4 (8) They lie down beside every altar on garments taken in pledge. In the house of their god they drink wine taken as fines. These final sins show that the Israelites were mixing all sorts of sins together. The very garments that they lay down on to have sex in the idol temples were taken in pledge from debtors but should not have been. The wine they drank in their pagan festivals had been taken as fines, again no doubt unfairly.
What about those of us who profess to be Christians then? Are we guilty of living like pagans? Are we so busy looking after number one that we have no time for the needy?
2. All this despite all the good things that God had done for his people.
1 He had enabled them to conquer the Promised Land. (9) Yet I destroyed the Amorites before them, though they were tall as the cedars and strong as the oaks. These are the taller Canaanites who lived in the hills - the more difficult ones to remove, no doubt. I destroyed their fruit above and their roots below.
2 Before that, of course, God had (10) brought them up out of Egypt and led them forty years in the wilderness to give them the land of the Amorites.
3 The third thing is in verse 11 I also raised up prophets from among your children and Nazirites from among your youths. Is this not true, people of Israel? declares the LORD. The Nazirite vow was for those who wanted to make a particular commitment to the Lord. They had to refrain from grapes or alcohol, not touch a dead body and let their hair grow. In verse 12 he adds another accusation - But you made the Nazirites drink wine and commanded the prophets not to prophesy.

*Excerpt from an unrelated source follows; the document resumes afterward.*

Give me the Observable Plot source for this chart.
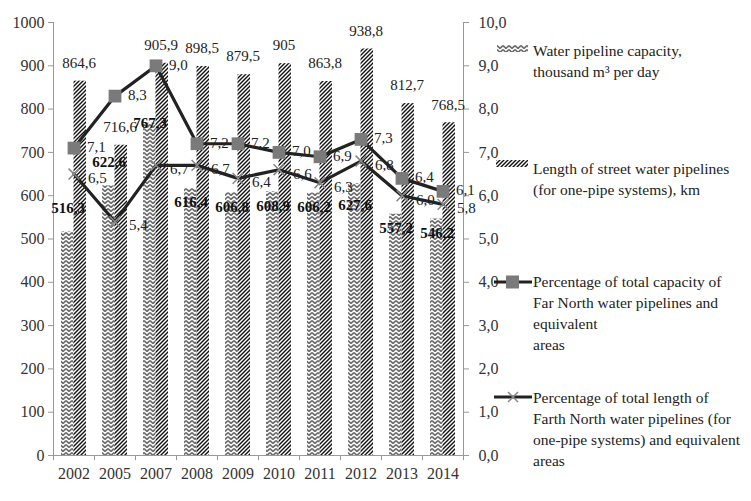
<!DOCTYPE html>
<html><head><meta charset="utf-8">
<script src="https://cdn.jsdelivr.net/npm/d3@7"></script>
<script src="https://cdn.jsdelivr.net/npm/@observablehq/plot@0.6"></script>
<style>
body{margin:0;background:#fff;}
#wrap{position:relative;width:751px;height:501px;font-family:"Liberation Serif","Times New Roman",serif;}
#wrap svg text{font-family:"Liberation Serif","Times New Roman",serif !important;}
.item{position:absolute;left:533px;font-size:15.5px;line-height:21px;color:#222;white-space:nowrap;}
.sw{position:absolute;}
</style></head><body><div id="wrap"></div>
<script>
const years = ["2002","2005","2007","2008","2009","2010","2011","2012","2013","2014"];
const capacity = [516.3, 622.6, 767.3, 616.4, 606.8, 608.9, 606.2, 627.6, 557.2, 546.2];
const lengthKm = [864.6, 716.6, 905.9, 898.5, 879.5, 905, 863.8, 938.8, 812.7, 768.5];
const pctCapacity = [7.1, 8.3, 9.0, 7.2, 7.2, 7.0, 6.9, 7.3, 6.4, 6.1];
const pctLength = [6.5, 5.4, 6.7, 6.7, 6.4, 6.6, 6.3, 6.8, 6.0, 5.8];
const leftTicks = [0,100,200,300,400,500,600,700,800,900,1000];
const leftTickLabels = ["0","100","200","300","400","500","600","700","800","900","1000"];
const rightTickLabels = ["0,0","1,0","2,0","3,0","4,0","5,0","6,0","7,0","8,0","9,0","10,0"];
const legendLabels = [
  ["Water pipeline capacity,", "thousand m³ per day"],
  ["Length of street water pipelines", "(for one-pipe systems), km"],
  ["Percentage of total capacity of", "Far North water pipelines and", "equivalent", "areas"],
  ["Percentage of total length of", "Farth North water pipelines (for", "one-pipe systems) and equivalent", "areas"]
];

const rows = years.map((year, i) => ({year, capacity: capacity[i], length: lengthKm[i], pc: pctCapacity[i], pl: pctLength[i]}));

const W = 751, H = 501, ml = 53, mr = 288, mt = 22, mb = 46;
const step = (W - ml - mr) / years.length;
const half = 12.5;
const ax = "#999";
const fmtNum = v => String(v).replace(".", ",");
const fmtPct = v => v.toFixed(1).replace(".", ",");
const yPct = d => d * 100; // right axis: 0..10 mapped onto 0..1000

const capAbove = new Set(["2002","2005"]);
const capTop = new Set(["2007"]);
const capLow = new Set(["2012"]);
const capInside = d => !capAbove.has(d.year) && !capTop.has(d.year) && !capLow.has(d.year);
const capText = {x: "year", y: "capacity", text: d => fmtNum(d.capacity), dx: -6, fontSize: 15, fontWeight: "bold", fill: "#111"};

const chart = Plot.plot({
  width: W, height: H,
  marginLeft: ml, marginRight: mr, marginTop: mt, marginBottom: mb,
  style: {fontFamily: "Liberation Serif, serif", fontSize: "16px", color: "#333", background: "white"},
  x: {type: "band", domain: years, padding: 0, label: null},
  y: {domain: [0, 1000], label: null},
  marks: [
    Plot.barY(rows, {x: "year", y: "capacity", fill: "url(#chev)", insetLeft: step/2 - half, insetRight: step/2}),
    Plot.barY(rows, {x: "year", y: "length", fill: "url(#hatch)", insetLeft: step/2, insetRight: step/2 - half}),
    Plot.ruleY([0], {stroke: ax}),
    Plot.ruleX([years[0]], {dx: -step/2, stroke: ax}),
    Plot.ruleX([years[years.length-1]], {dx: step/2, stroke: ax}),
    Plot.ruleX(years, {x: d => d, dx: -step/2, y1: 0, y2: -12, stroke: ax}),
    Plot.ruleX([years[years.length-1]], {dx: step/2, y1: 0, y2: -12, stroke: ax}),
    Plot.axisY({ticks: leftTicks, tickSize: 5, tickPadding: 4, stroke: ax, label: null,
      tickFormat: d => leftTickLabels[leftTicks.indexOf(d)]}),
    Plot.axisY({anchor: "right", ticks: leftTicks, tickSize: 5, tickPadding: 10, stroke: ax, label: null,
      tickFormat: d => rightTickLabels[leftTicks.indexOf(d)]}),
    Plot.axisX({tickSize: 0, tickPadding: 12, label: null}),
    Plot.line(rows, {x: "year", y: d => yPct(d.pl), stroke: "#222", strokeWidth: 3.2}),
    Plot.dot(rows, {x: "year", y: d => yPct(d.pl), symbol: "times", r: 5, stroke: "#888", strokeWidth: 1.5}),
    Plot.line(rows, {x: "year", y: d => yPct(d.pc), stroke: "#222", strokeWidth: 3.2}),
    Plot.dot(rows, {x: "year", y: d => yPct(d.pc), symbol: "square", r: 7.2, fill: "#7a7a7a", stroke: "none"}),
    Plot.text(rows, {x: "year", y: "length", text: d => fmtNum(d.length), dx: 5, dy: -18, fontSize: 15, fill: "#222"}),
    Plot.text(rows.filter(d => capAbove.has(d.year)), {...capText, dy: -24}),
    Plot.text(rows.filter(d => capTop.has(d.year)), {...capText, dy: 0}),
    Plot.text(rows.filter(d => capLow.has(d.year)), {...capText, dy: 21}),
    Plot.text(rows.filter(capInside), {...capText, dy: 14}),
    Plot.text(rows, {x: "year", y: d => yPct(d.pc), text: d => fmtPct(d.pc), dx: 13, dy: -1, textAnchor: "start", fontSize: 15, fill: "#222"}),
    Plot.text(rows, {x: "year", y: d => yPct(d.pl), text: d => fmtPct(d.pl), dx: 14, dy: 4, textAnchor: "start", fontSize: 15, fill: "#222"})
  ]
});

d3.select(chart).insert("defs", ":first-child").html(`
  <pattern id="chev" patternUnits="userSpaceOnUse" width="6" height="4">
    <rect width="6" height="4" fill="#fff"/>
    <path d="M0,0.6 L3,3.4 L6,0.6" fill="none" stroke="#6e6e6e" stroke-width="1.7"/>
  </pattern>
  <pattern id="hatch" patternUnits="userSpaceOnUse" width="4" height="4">
    <rect width="4" height="4" fill="#fff"/>
    <path d="M-1,1 l2,-2 M0,4 l4,-4 M3,5 l2,-2" stroke="#111" stroke-width="1.4"/>
  </pattern>`);

const wrap = document.getElementById("wrap");
wrap.appendChild(chart);

// legend
const tops = [40, 158, 271, 387];
const swatches = [
  `<svg class="sw" style="left:497px;top:45px" width="31" height="7"><rect width="31" height="7" fill="url(#chev)"/></svg>`,
  `<svg class="sw" style="left:496px;top:160px" width="32" height="7"><rect width="32" height="7" fill="url(#hatch)"/></svg>`,
  `<svg class="sw" style="left:494px;top:274px" width="38" height="16"><line x1="0" y1="8" x2="38" y2="8" stroke="#222" stroke-width="3.2"/><rect x="12" y="1.5" width="13" height="13" fill="#7a7a7a"/></svg>`,
  `<svg class="sw" style="left:494px;top:389px" width="38" height="16"><line x1="0" y1="8" x2="38" y2="8" stroke="#222" stroke-width="3.2"/><path d="M14,3 L24,13 M24,3 L14,13" stroke="#888" stroke-width="1.5"/></svg>`
];
swatches.forEach(s => wrap.insertAdjacentHTML("beforeend", s));
legendLabels.forEach((lines, i) => {
  const div = document.createElement("div");
  div.className = "item";
  div.style.top = tops[i] + "px";
  div.innerHTML = lines.join("<br>");
  wrap.appendChild(div);
});
</script></body></html>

And think what God has done for us in sending his Son to die on the cross and in sending the Holy Spirit to live in us and to bless us in all sorts of ways. How can we sin against God so thoughtlessly when we remember all he has done for us?
3. A warning of judgement
And so these word of judgement in verses 13-16
Now then, I will crush you as a cart crushes when loaded with grain. And then a sevenfold warning that escape will not be possible. The swift will not escape, the strong will not muster their strength, and the warrior will not save his life. The archer will not stand his ground, the fleet-footed soldier will not get away, and the horseman will not save his life. Even the bravest warriors will flee naked on that day," declares the LORD.
Do not think you will be swift enough to outrun the judgement with your own speed. Do not think you will be so strong in yourself that you are bound to be okay. You cannot fight your way through or shoot it out or run away or ride off into the night or brave it out. No, no-one will stand then - except in Jesus Christ. Yes, it should be a comfort that God will judge the nations but let's remember that we will all face it too.
In 1 Peter 4:17 he says For it is time for judgment to begin with God's household; and if it begins with us, what will the outcome be for those who do not obey the gospel of God? It is a fact that we will be judged. Judgement in one sense begins with us who believe. However, it extends to all, as is clear here. We need to be ready. The way to be ready is to turn from sin and to trust in the Lord Jesus Christ.